- **Supplied data**
- - - - -
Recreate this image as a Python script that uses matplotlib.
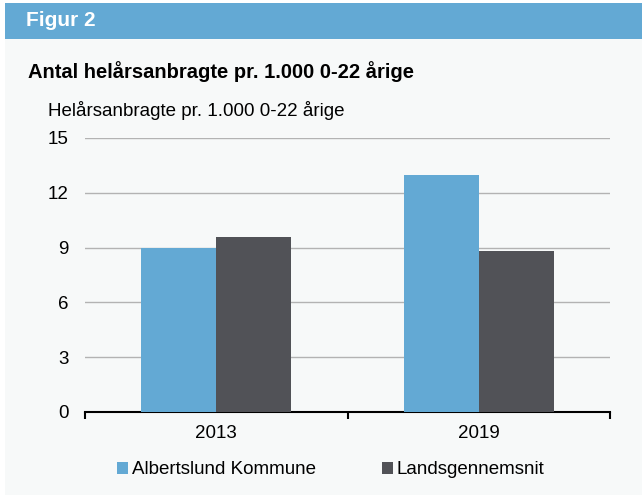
import numpy as np
import matplotlib.pyplot as plt
from matplotlib.patches import Rectangle

# Data
years = ['2013', '2019']
albertslund = [9.0, 13.0]
lands = [9.6, 8.8]
series_names = ['Albertslund Kommune', 'Landsgennemsnit']
yticks = [0, 3, 6, 9, 12, 15]

blue = '#63a9d4'
dark = '#515257'
bg = '#f7f9f9'

plt.rcParams['font.family'] = ['Liberation Sans', 'DejaVu Sans']

fig = plt.figure(figsize=(6.42, 4.95), dpi=100)
fig.patch.set_facecolor('white')

# background panel + header bar
fig.patches.append(Rectangle((5/642, 0), 1 - 5/642, 1 - 39/495, transform=fig.transFigure,
                             facecolor=bg, edgecolor='none', zorder=-2))
fig.patches.append(Rectangle((5/642, 1 - 39/495), 1 - 5/642, 36/495, transform=fig.transFigure,
                             facecolor=blue, edgecolor='none', zorder=-2))
fig.text(26/642, 1 - 21/495, 'Figur 2', color='white', fontsize=15, fontweight='bold',
         va='center', ha='left')
fig.text(28/642, 1 - 72/495, 'Antal helårsanbragte pr. 1.000 0-22 årige', fontsize=14.5,
         fontweight='bold', va='center', ha='left')
fig.text(48/642, 1 - 111/495, 'Helårsanbragte pr. 1.000 0-22 årige', fontsize=13.5,
         va='center', ha='left')

ax = fig.add_axes([85/642, 1 - 412/495, 525/642, 274/495])
ax.set_facecolor(bg)
ax.set_zorder(1)

x = np.arange(len(years))
w = 0.286
b1 = ax.bar(x - w/2, albertslund, w, color=blue, zorder=3, label=series_names[0])
b2 = ax.bar(x + w/2, lands, w, color=dark, zorder=3, label=series_names[1])

ax.set_xlim(-0.5, 1.5)
ax.set_ylim(0, 15)
ax.set_yticks(yticks)
ax.yaxis.grid(True, color='#b3b3b3', linewidth=1)
ax.set_axisbelow(True)
for s in ['top', 'right', 'left']:
    ax.spines[s].set_visible(False)
ax.spines['bottom'].set_linewidth(1.5)
ax.spines['bottom'].set_color('black')
ax.tick_params(axis='y', length=0, labelsize=13.5, pad=12)

ax.set_xticks([-0.5, 0.5, 1.5])
ax.set_xticklabels([])
ax.set_xticks(x, minor=True)
ax.set_xticklabels(years, minor=True, fontsize=13.5)
ax.tick_params(axis='x', which='major', length=5, width=1.5, direction='out')
ax.tick_params(axis='x', which='minor', length=0, pad=9)

fig.legend(handles=[b1, b2], labels=series_names, loc='center', ncol=2,
           bbox_to_anchor=(0.515, 1 - 470/495), frameon=False, fontsize=13.5,
           handlelength=0.6, handleheight=0.6, handletextpad=0.2, columnspacing=3.5)

fig.savefig('out.png', dpi=100, facecolor=fig.get_facecolor())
- - - - -
- **Brief**
Please reproduce the listing exactly from its opening line through the line that contains "fig.patch.set_facecolor('white')", both included, with all pictures omitted.

- **Result for this exercise**
Recreate this image as a Python script that uses matplotlib.
import numpy as np
import matplotlib.pyplot as plt
from matplotlib.patches import Rectangle

# Data
years = ['2013', '2019']
albertslund = [9.0, 13.0]
lands = [9.6, 8.8]
series_names = ['Albertslund Kommune', 'Landsgennemsnit']
yticks = [0, 3, 6, 9, 12, 15]

blue = '#63a9d4'
dark = '#515257'
bg = '#f7f9f9'

plt.rcParams['font.family'] = ['Liberation Sans', 'DejaVu Sans']

fig = plt.figure(figsize=(6.42, 4.95), dpi=100)
fig.patch.set_facecolor('white')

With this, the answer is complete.